In the following examples and throughout the rest of this document, all parts, percentages and ratios are on a weight basis unless otherwise stated or obviously so to one ordinarily skilled in the art.

EXAMPLE 1

Benzoic acid in silica gel

An excess quantity of waterglass solution was stirred drop by drop into dilute hydrochloric acid at 50.degree.C. A jelly formed, which was washed free of electrolyte and dried first at 100.degree.C., then at 300.degree.C. A piece of the resultant lumps of silica gel was de-gassed under vacuum and, again under vacuum, impregnated with molten benzoic acid (as a sample drug). The lump was then compressed in polyethylene powder in such a way that the silica gel was completely sheathed with a porous film of polyethylene. The tablet was put into water and the timing of the variation in conductivity resulting from the escape of benzoic acid was measured. A uniform increase in conductivity was observed over several hours.

EXAMPLE 2

1-Propyl-1-cyclohexyl-2-methylaminopropane-hydrochloride in aluminium oxide

By the method of Mazdyiasni, Lynch and Smith, aluminium-iso-propylate was dissolved in benzene, and a mixture of water and iso-propanol were added dropwise while stirring. Both mixtures contained the drug almost to the point of saturation. The jelly which formed was dried at 100.degree.c. As in Example 1 the rate of discharge was ascertained by measuring the conductivity, and the lump disintegrated into small particles. As first there was a strong discharge of the drug, which changed to a slow discharge after about a quarter of an hour. A constant rate of discharge could be observed for 2 days.
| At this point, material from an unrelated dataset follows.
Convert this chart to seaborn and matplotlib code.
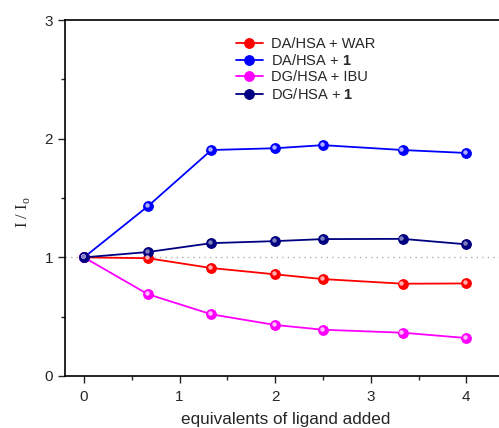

The initial strong discharge was decreased by washing and then drying the lump of the preparation.

Claims

What is claimed is:

1. A carrier system for a drug which allows the sustained and prolonged release of the drug which consists of

i. a porous carrier aluminium oxide material which is insoluble or only slightly soluble in the body which is in dried jelly lump form which disintegrates into small particles and which contains inkwell pore cavities which are connected to the outer surface by narrow pore necks, the mean diameters of the inkwell pore cavities in section being over twice as large as the mean internal widths of the necks of the inkwell pores, and the internal width of the necks of the inkwell pores being preponderantly less than 0.1 .mu.m and

ii. a drug or pharmaceutically active substance which is embedded or contained only in said inkwell pore cavities, and which jelly has been formed by stirring together dropwise a mixture of aluminum isoproponate dissolved in benzene and a mixture of water and isopropanol, both mixtures containing the drug almost to the point of saturation, and drying the jelly which formed, to a lump which disintegrates into small particles.